Diğer yandan ülkemizde faaliyette bulunan orta ve büyük ölçekli tüm şirketler ve sanayi kuruluşları Acil Durum Planı hazırlamakta ve bu plan İSG uzmanları tarafından yapılmaktadır. Ancak, bu Acil Durum Planlarının doğru yapılabilmesi için öncelikle şirket ve sanayi tesislerinde tehlike avının yapılması, o şirketin içinde bulunduğu ilçe ve il için her türlü tehlikenin analizinin yapılması ve yapılan bu analizler sonucunda risk analizinin yapılarak risk azaltma çalışmalarının planlanması ve hayata geçirilmesi gerekir. Bu açıdan bakıldığında yapılan hemen hemen tüm Acil Durum Planlarının afet bilgileri ve tehliklerinin doğru bir şekilde yapılamadığı için eksik ve sadece yasal yükümlülükler yerine getirilmesi amacıyla yapıldığı görülmektedir. Yine ilgili yasa ve yönetmelikler gereği İSG uzmanlarınca yapılan Acil Durum Planları kapsamında çalışan sayısı 100 ve 100 den fazla kişinin çalıştığı tüm işyerlerinde her personelin deprem ve sel eğitimlerinden geçirilmesi gerekmektedir. Ancak, bu uygulamayı yapan firma sayısının da bir elin parmaklarını geçmeyeceği bilinmektedir. Bu nedenle deprem zararlarını azaltmanın en önemli yolu öncelikle her şirket ve sanayi tesisi için bütünleşik ve kapsamlı bir afet ve acil durum planının oluşturulması, oluşturulan bu plan çerçevesinde şirketler içinde bulunan tüm personel arasından belirlenecek kişilerden oluşacak hafif arama-kurtarma, tahliye, ilkyardım, yangın söndürme, iletişim gibi gruplar oluşturularak çalışanların ilgili gruplardaki eğitimlerinin yapılması ve sık sık tatbikatlarla bu bilgi ve becerilerin sınanması elzemdir. İşyerleri ve sanayi tesislerinde çalışan bu kişilerin grup ve sorumluluk alanları da her iki yılda bir değiştirilerek farklı gruplarda görev almaları ve eğitilmeleri çok önemlidir. Bu sayede yaşanabilecek afeti kendi bilgi, beceri ve hazırlığımızla ilk 72 saat içinde çok daha en az zararla atlatmak mümkündür.
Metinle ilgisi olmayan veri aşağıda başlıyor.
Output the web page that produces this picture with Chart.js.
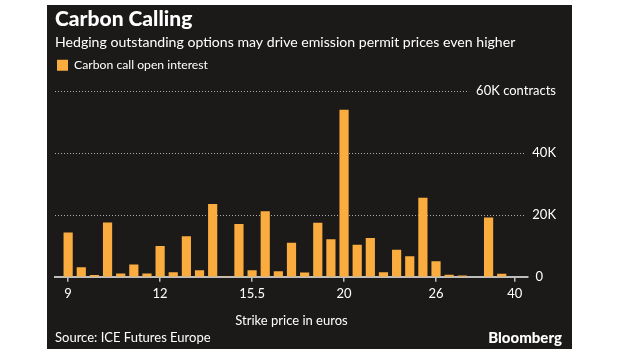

Son Söz: Ülkemzi bir deprem ülkesidir. Deprem mutlaka yaşam süremiz içerisinde karşı karşıya kalacağımız bir doğa olayıdr. Depremle yaşamak zorundayız, ama deprem nedeniyle ölmek, sakat kalmak ve ekonomik olarak çok büyük zararlar görmek zorunda değiliz..!

Eğitim ve önlem şart!...

Kaynakça:

Yaltırak, C., Marmara Denizi ve Çevresinde Tarihsel Depremelerin Yerleri ve Anlamı, Deprem Dosyası, 2015.

AFAD, Türkiye’de Afet Yönetimi ve Doğa Kaynaklı Afet İstatistikleri, 2018.